RECORDED DATA:
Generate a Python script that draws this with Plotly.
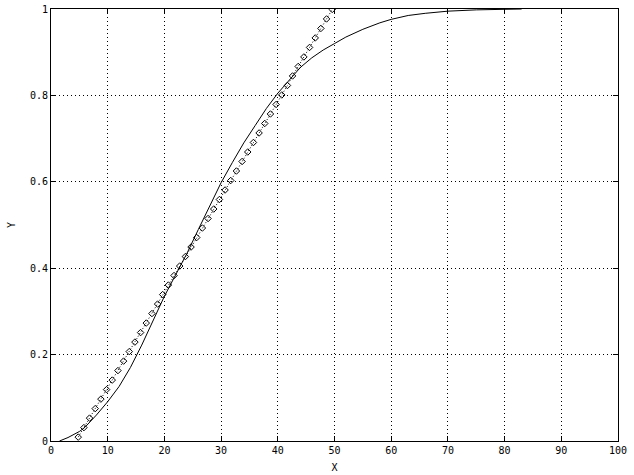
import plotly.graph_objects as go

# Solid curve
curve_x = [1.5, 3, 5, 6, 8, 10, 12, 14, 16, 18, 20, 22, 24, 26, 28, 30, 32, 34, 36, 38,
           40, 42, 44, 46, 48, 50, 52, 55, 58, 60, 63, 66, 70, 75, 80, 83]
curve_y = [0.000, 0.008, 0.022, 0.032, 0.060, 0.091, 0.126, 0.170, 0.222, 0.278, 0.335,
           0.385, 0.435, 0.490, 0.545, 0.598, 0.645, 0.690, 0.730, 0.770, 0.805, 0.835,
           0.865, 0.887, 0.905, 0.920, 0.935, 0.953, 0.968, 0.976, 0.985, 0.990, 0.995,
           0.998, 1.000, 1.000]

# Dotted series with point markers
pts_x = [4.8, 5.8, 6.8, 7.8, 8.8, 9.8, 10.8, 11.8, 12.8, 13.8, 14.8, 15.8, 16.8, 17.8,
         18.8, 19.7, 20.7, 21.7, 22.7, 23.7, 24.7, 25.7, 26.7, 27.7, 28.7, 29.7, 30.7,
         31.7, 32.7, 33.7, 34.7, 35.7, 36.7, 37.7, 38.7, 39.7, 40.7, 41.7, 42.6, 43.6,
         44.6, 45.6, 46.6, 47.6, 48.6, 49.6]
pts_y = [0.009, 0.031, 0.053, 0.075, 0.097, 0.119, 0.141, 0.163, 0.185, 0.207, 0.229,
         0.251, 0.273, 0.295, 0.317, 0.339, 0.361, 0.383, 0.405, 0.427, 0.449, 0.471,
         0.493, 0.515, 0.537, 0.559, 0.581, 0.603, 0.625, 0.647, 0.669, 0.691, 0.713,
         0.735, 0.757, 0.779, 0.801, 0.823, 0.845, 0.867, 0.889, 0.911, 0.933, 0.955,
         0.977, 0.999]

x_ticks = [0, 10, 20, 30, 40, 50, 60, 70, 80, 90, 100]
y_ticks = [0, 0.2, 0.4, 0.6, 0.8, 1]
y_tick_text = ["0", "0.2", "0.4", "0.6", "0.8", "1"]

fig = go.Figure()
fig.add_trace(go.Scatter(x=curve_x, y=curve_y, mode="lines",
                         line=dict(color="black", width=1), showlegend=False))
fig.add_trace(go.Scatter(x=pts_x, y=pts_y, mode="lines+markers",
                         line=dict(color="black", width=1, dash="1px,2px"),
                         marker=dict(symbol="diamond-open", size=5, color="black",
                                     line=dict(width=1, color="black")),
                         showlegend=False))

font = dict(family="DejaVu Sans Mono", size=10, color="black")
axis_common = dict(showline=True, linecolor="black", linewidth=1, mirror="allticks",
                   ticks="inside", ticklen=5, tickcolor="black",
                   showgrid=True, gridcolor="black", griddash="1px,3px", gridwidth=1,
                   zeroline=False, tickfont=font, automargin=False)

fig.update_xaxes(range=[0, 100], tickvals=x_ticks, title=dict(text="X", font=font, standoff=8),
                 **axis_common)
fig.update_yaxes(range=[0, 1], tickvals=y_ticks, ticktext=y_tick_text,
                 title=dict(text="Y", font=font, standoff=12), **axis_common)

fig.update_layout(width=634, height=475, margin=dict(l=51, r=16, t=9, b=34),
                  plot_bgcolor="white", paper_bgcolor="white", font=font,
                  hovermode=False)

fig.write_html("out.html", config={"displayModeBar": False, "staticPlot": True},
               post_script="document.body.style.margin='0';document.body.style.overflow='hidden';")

DIRECTIONS FOR THIS TASK: Leaving out the pictures, repeat the data above exactly.

TASK RESULT:
Generate a Python script that draws this with Plotly.
import plotly.graph_objects as go

# Solid curve
curve_x = [1.5, 3, 5, 6, 8, 10, 12, 14, 16, 18, 20, 22, 24, 26, 28, 30, 32, 34, 36, 38,
           40, 42, 44, 46, 48, 50, 52, 55, 58, 60, 63, 66, 70, 75, 80, 83]
curve_y = [0.000, 0.008, 0.022, 0.032, 0.060, 0.091, 0.126, 0.170, 0.222, 0.278, 0.335,
           0.385, 0.435, 0.490, 0.545, 0.598, 0.645, 0.690, 0.730, 0.770, 0.805, 0.835,
           0.865, 0.887, 0.905, 0.920, 0.935, 0.953, 0.968, 0.976, 0.985, 0.990, 0.995,
           0.998, 1.000, 1.000]

# Dotted series with point markers
pts_x = [4.8, 5.8, 6.8, 7.8, 8.8, 9.8, 10.8, 11.8, 12.8, 13.8, 14.8, 15.8, 16.8, 17.8,
         18.8, 19.7, 20.7, 21.7, 22.7, 23.7, 24.7, 25.7, 26.7, 27.7, 28.7, 29.7, 30.7,
         31.7, 32.7, 33.7, 34.7, 35.7, 36.7, 37.7, 38.7, 39.7, 40.7, 41.7, 42.6, 43.6,
         44.6, 45.6, 46.6, 47.6, 48.6, 49.6]
pts_y = [0.009, 0.031, 0.053, 0.075, 0.097, 0.119, 0.141, 0.163, 0.185, 0.207, 0.229,
         0.251, 0.273, 0.295, 0.317, 0.339, 0.361, 0.383, 0.405, 0.427, 0.449, 0.471,
         0.493, 0.515, 0.537, 0.559, 0.581, 0.603, 0.625, 0.647, 0.669, 0.691, 0.713,
         0.735, 0.757, 0.779, 0.801, 0.823, 0.845, 0.867, 0.889, 0.911, 0.933, 0.955,
         0.977, 0.999]

x_ticks = [0, 10, 20, 30, 40, 50, 60, 70, 80, 90, 100]
y_ticks = [0, 0.2, 0.4, 0.6, 0.8, 1]
y_tick_text = ["0", "0.2", "0.4", "0.6", "0.8", "1"]

fig = go.Figure()
fig.add_trace(go.Scatter(x=curve_x, y=curve_y, mode="lines",
                         line=dict(color="black", width=1), showlegend=False))
fig.add_trace(go.Scatter(x=pts_x, y=pts_y, mode="lines+markers",
                         line=dict(color="black", width=1, dash="1px,2px"),
                         marker=dict(symbol="diamond-open", size=5, color="black",
                                     line=dict(width=1, color="black")),
                         showlegend=False))

font = dict(family="DejaVu Sans Mono", size=10, color="black")
axis_common = dict(showline=True, linecolor="black", linewidth=1, mirror="allticks",
                   ticks="inside", ticklen=5, tickcolor="black",
                   showgrid=True, gridcolor="black", griddash="1px,3px", gridwidth=1,
                   zeroline=False, tickfont=font, automargin=False)

fig.update_xaxes(range=[0, 100], tickvals=x_ticks, title=dict(text="X", font=font, standoff=8),
                 **axis_common)
fig.update_yaxes(range=[0, 1], tickvals=y_ticks, ticktext=y_tick_text,
                 title=dict(text="Y", font=font, standoff=12), **axis_common)

fig.update_layout(width=634, height=475, margin=dict(l=51, r=16, t=9, b=34),
                  plot_bgcolor="white", paper_bgcolor="white", font=font,
                  hovermode=False)

fig.write_html("out.html", config={"displayModeBar": False, "staticPlot": True},
               post_script="document.body.style.margin='0';document.body.style.overflow='hidden';")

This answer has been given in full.